Dalia Ahmed vom ORF-Sender FM4 und Andreas Spechtl von der Band Ja Panik sprechen mit Standard-Musikkritiker Christian Schachinger über das von ihnen kuratierte Popfest in Wien. Schachinger hat spürbar Vorbehalte: Zu konform, zu durchdefiniert in Sachen Identität wirkt das Programm auf ihn - und dann glaubt er, die Kunst hätte gegenüber der Haltung das Nachsehen gehabt: "Aber wir reden hier ja über Popkultur, da ist die Pose total wichtig", entgegnet, Andreas Spechtl. "Was wären die Rolling Stones ohne Pose, ohne Sexualität. Oder David Bowie ohne Queerness? Ganz viel wäre saulangweilig gewesen, wenn uns da nicht eine Welt verkauft werden würde, die utopisch ist. Das war immer schon so. Ich finde es schade, wenn man mit einer Welt, die imaginiert wird, nicht viel anfangen kann oder sich vielleicht sogar unwohl oder auf den Schlips getreten fühlt."

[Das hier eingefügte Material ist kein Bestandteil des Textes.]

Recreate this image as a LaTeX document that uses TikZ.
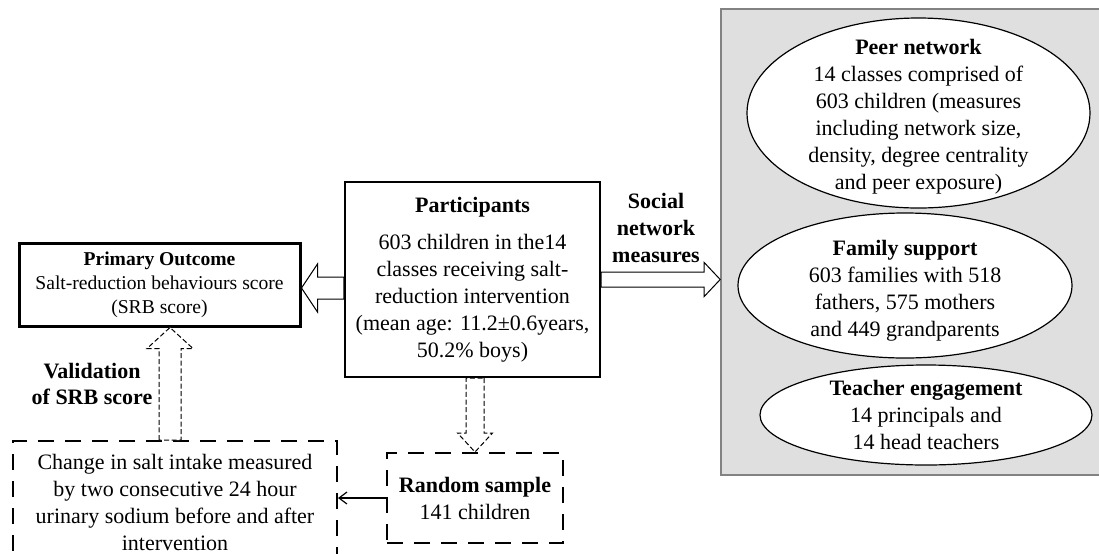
\documentclass[tikz,border=0pt]{standalone}
\usepackage{fontspec}
\setmainfont{Liberation Serif}
\usepackage{xcolor}
\usetikzlibrary{arrows.meta,calc,shapes.geometric}

\definecolor{netgray}{RGB}{223,223,223}
\definecolor{netedge}{RGB}{130,130,130}

% hollow block arrow: [style] tail, tip, shaft half, head half, head length
\newcommand{\blockarrow}[6][hollow]{%
  \coordinate (ba-b) at ($(#3)!#6!(#2)$);
  \draw[#1] ($(#2)!#4!90:(#3)$) -- ($(ba-b)!#4!-90:(#2)$) -- ($(ba-b)!#5!-90:(#2)$)
    -- (#3) -- ($(ba-b)!#5!90:(#2)$) -- ($(ba-b)!#4!90:(#2)$) -- ($(#2)!#4!-90:(#3)$) -- cycle;}

\begin{document}
\begin{tikzpicture}[
    x=0.5pt, y=-0.5pt,
    txt/.style={font=\fontsize{11}{13.5}\selectfont, align=center, inner sep=0pt},
    solidbox/.style={txt, draw, line width=1.1pt},
    dashbox/.style={txt, draw, line width=1pt, dash pattern=on 8pt off 5.5pt},
    oval/.style={ellipse, draw, line width=0.6pt, fill=white, inner sep=0pt},
    hollow/.style={draw, fill=white, line width=0.5pt, line join=miter},
    hollowdash/.style={hollow, dash pattern=on 2.5pt off 1.3pt}
  ]
    \useasboundingbox (0,0) rectangle (1099,553);

    % social network panel
    \node[draw=netedge, fill=netgray, line width=0.8pt, minimum width=194.5pt, minimum height=233pt] (net) at (915.5,242) {};
    \node[oval, minimum width=171.5pt, minimum height=95pt] (peer) at (918.5,113) {};
    \node[oval, minimum width=167pt, minimum height=72.5pt] (fam) at (905,285.5) {};
    \node[oval, minimum width=166pt, minimum height=50pt] (teach) at (926,415) {};
    \node[txt] (peertxt) at (918.5,117) {\textbf{Peer network}\\14 classes comprised of\\603 children (measures\\including network size,\\density, degree centrality\\and peer exposure)};
    \node[txt] (famtxt) at (905,290.5) {\textbf{Family support}\\603 families with 518\\fathers, 575 mothers\\and 449 grandparents};
    \node[txt] (teachtxt) at (926,415) {\textbf{Teacher engagement}\\14 principals and\\14 head teachers};

    % study boxes
    \node[solidbox, line width=1.5pt, minimum width=140.5pt, minimum height=41.5pt, font=\fontsize{9.8}{12}\selectfont] (prim) at (159.5,284.5) {\textbf{Primary Outcome}\\Salt-reduction behaviours score\\(SRB score)};
    \node[solidbox, minimum width=127.5pt, minimum height=97.5pt] (part) at (472.5,279.5) {\textbf{Participants}\\[4.75pt]603 children in the14\\classes receiving salt-\\reduction intervention\\(mean age: 11.2±0.6years,\\50.2\% boys)};
    \node[dashbox, minimum width=162pt, minimum height=61pt] (change) at (175,502) {Change in salt intake measured\\by two consecutive 24 hour\\urinary sodium before and after\\intervention};
    \node[dashbox, minimum width=88pt, minimum height=45pt] (rand) at (475,498) {\textbf{Random sample}\\141 children};

    % labels
    \node[txt, font=\fontsize{11}{13.5}\selectfont\bfseries] (soclab) at (656,228) {Social\\network\\measures};
    \node[txt, font=\fontsize{11}{13}\selectfont\bfseries] (vallab) at (92,383.5) {Validation\\of SRB score};

    % arrows
    \coordinate (la-tail) at ($(part.west)+(0,8.5)$);
    \coordinate (la-tip) at (prim.east |- la-tail);
    \blockarrow{la-tail}{la-tip}{5.5pt}{12pt}{8pt}
    \coordinate (ra-tip) at (net.west |- part.east);
    \blockarrow{part.east}{ra-tip}{3.75pt}{8.5pt}{8pt}
    \coordinate (va-tail) at ($(change.north)+(-5,0)$);
    \coordinate (va-tip) at (prim.south -| va-tail);
    \blockarrow[hollowdash]{va-tail}{va-tip}{5.5pt}{11.5pt}{10.5pt}
    \coordinate (da-tail) at (rand.north |- part.south);
    \blockarrow[hollowdash]{da-tail}{rand.north}{4.5pt}{8.75pt}{9.5pt}
    \draw[-{Straight Barb[length=4pt,width=6pt]}, line width=0.6pt] (rand.west) -- (change.east |- rand.west);
  \end{tikzpicture}
\end{document}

Weiteres: Zu einem Demokratiebekenntis des in letzter Zeit sehr öffentlichkeitsscheuen Dirigenten Teodor Currentzis ist es bei einem demnächst auf ServusTV ausgestrahlten Gespräch gekommen, meldet die Redaktion des Standard.

Besprochen werden das gemeinsame Album "Sons of" von Sam Prekop und John McEntire (Pitchfork), das neue Album "Red Orange and Blue" des Daniel Guggenheim Quartes (FR), zwei Konzerte des Schleswig Holstein Musik Festivals (NMZ) und das neue Album von Superorganism, deren "majestätisch ballernden Kaugummi-Poprock" Kristof Schreuf in der taz umarmt.